Dweck, Carol S. (2010). Mind-Sets and Equitable Education, Principal Leadership. Much talk about equity in education is about bricks and mortar–about having equal facilities and equal resources. Those factors, although extremely important, are relatively easy to quantify. What may be harder to capture are the beliefs that administrators, teachers, and students hold–beliefs that can have a striking impact on students’ achievement. In this paper, the author explains the importance of setting the minds of students and teachers that intelligence can be developed by citing two set of beliefs she identified in her research. In the author’s research, she has identified that people may have a fixed mind-set, in which they believe that intelligence is a static trait: some students are smart and some are not, and that’s that. Or they may have a growth mind-set, in which they believe that intelligence can be developed by various means–for example, through effort and instruction. Recent research has shown that students’ mind-sets have a direct influence on their grades and that teaching students to have a growth mind-set raises their grades and achievement test scores significantly. Rheinberg, a researcher in Germany, found that when teachers had a fixed mind-set, the students who had entered their class as low achievers left as low achievers at the end of the year. When teachers had a growth mind-set, however, many of the students who had started the year as low achievers moved up and became moderate or even high achievers.
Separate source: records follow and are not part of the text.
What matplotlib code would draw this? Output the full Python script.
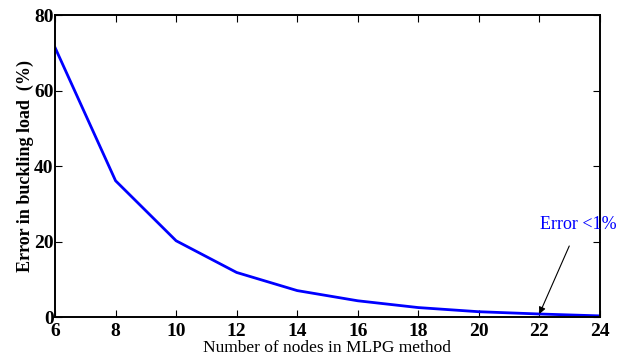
import matplotlib
matplotlib.use("Agg")
import matplotlib.pyplot as plt

nodes = [6, 8, 10, 12, 14, 16, 18, 20, 22, 24]
error_pct = [71.4, 36.1, 20.2, 11.8, 7.0, 4.3, 2.5, 1.4, 0.8, 0.3]
x_ticks = [6, 8, 10, 12, 14, 16, 18, 20, 22, 24]
y_ticks = [0, 20, 40, 60, 80]
note_text = "Error <1%"
note_x = 22
note_y = 0.8

plt.rcParams["font.family"] = ["Liberation Serif", "DejaVu Serif"]

fig = plt.figure(figsize=(6.21, 3.58), dpi=100)
ax = fig.add_axes([0.0886, 0.1145, 0.8774, 0.8435])

ax.plot(nodes, error_pct, color="#0000ff", lw=2.0)

ax.set_xlim(6, 24)
ax.set_ylim(0, 80)
ax.set_xticks(x_ticks)
ax.set_yticks(y_ticks)
ax.tick_params(direction="in", top=True, right=True, length=5, width=0.8,
               labelsize=14)
ax.tick_params(axis="x", pad=4)
ax.tick_params(axis="y", pad=1)
for lab in ax.get_xticklabels() + ax.get_yticklabels():
    lab.set_fontweight("bold")
for s in ax.spines.values():
    s.set_linewidth(1.4)

ax.set_xlabel("Number of nodes in MLPG method", fontsize=12.5, labelpad=0)
ax.set_ylabel("Error in buckling load  (%)", fontsize=13, fontweight="bold",
              labelpad=0)

ax.annotate(note_text, xy=(note_x, note_y), xytext=(23.3, 24.5),
            color="#0000ff", fontsize=13, ha="center", va="center",
            arrowprops=dict(arrowstyle="-|>", color="black", lw=0.8,
                            shrinkA=8, shrinkB=0, mutation_scale=10))

fig.savefig("out.png", dpi=100)
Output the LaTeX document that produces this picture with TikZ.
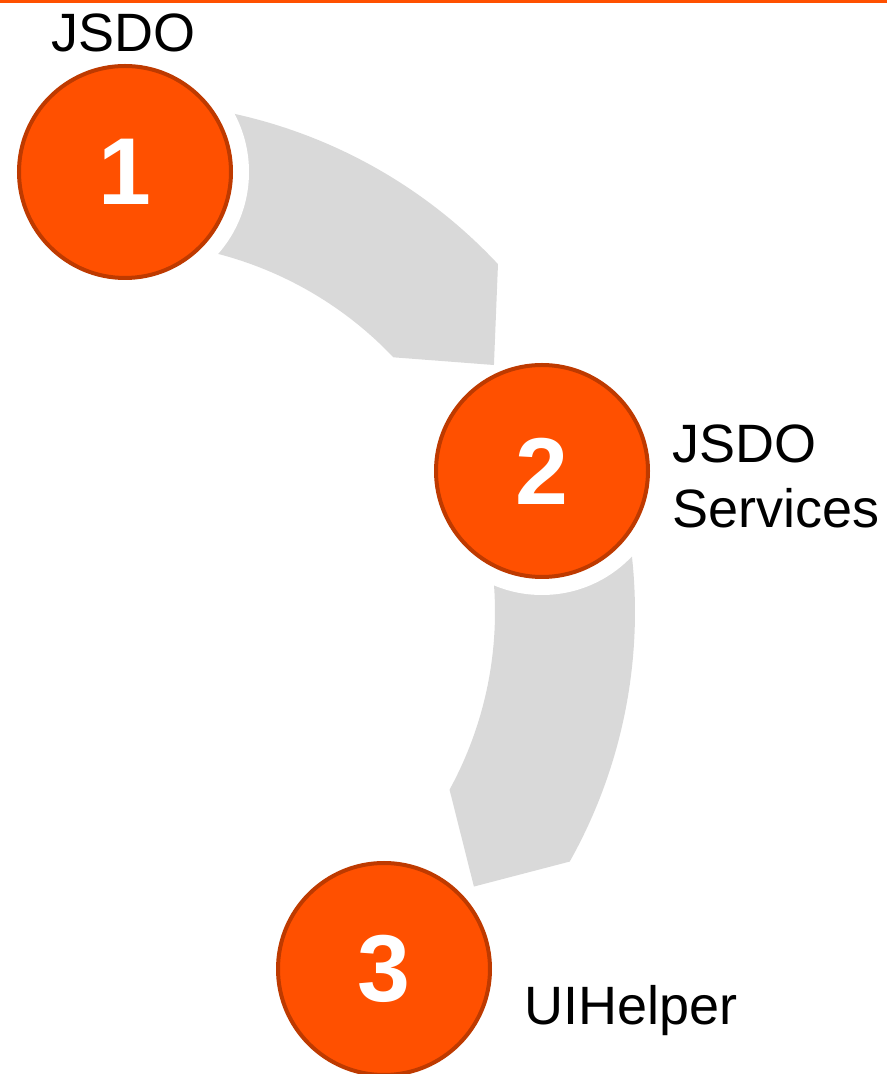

Dweck, Carol S. (2009). Can We Make Our Students Smarter?, Education Canada. The debate over whether intelligence is largely fixed or malleable is not over. What is most exciting, however, is the research from social psychology, developmental psychology, cognitive psychology, and neuroscience that is highlighting just how malleable intelligence is. Differences in achievement among racial, ethnic, or gender groups have often been seen as evidence that intelligence is largely hereditary and fixed. However, there is now very strong evidence that when testing conditions are altered, the racial, ethnic, and gender gaps in achievement tests are greatly reduced. A recent study with college students testifies to the continuing plasticity of intellectual ability. Researchers are rapidly learning more and more about the foundations of intellectual ability, and as they do, they are learning more and more about how to foster it. In the past, giftedness tended to be portrayed as a global and stable attribute. As a result, experts in the field sought more to measure giftedness than to develop it. The emerging view, in stark contrast, recognizes that giftedness or talent is often very specific, that it can wax and wane over time, and that one of the most exciting questions facing educators today is how to encourage and sustain it. If intelligence can in fact be fostered in students, how do teachers go about it? This article offers some suggestions.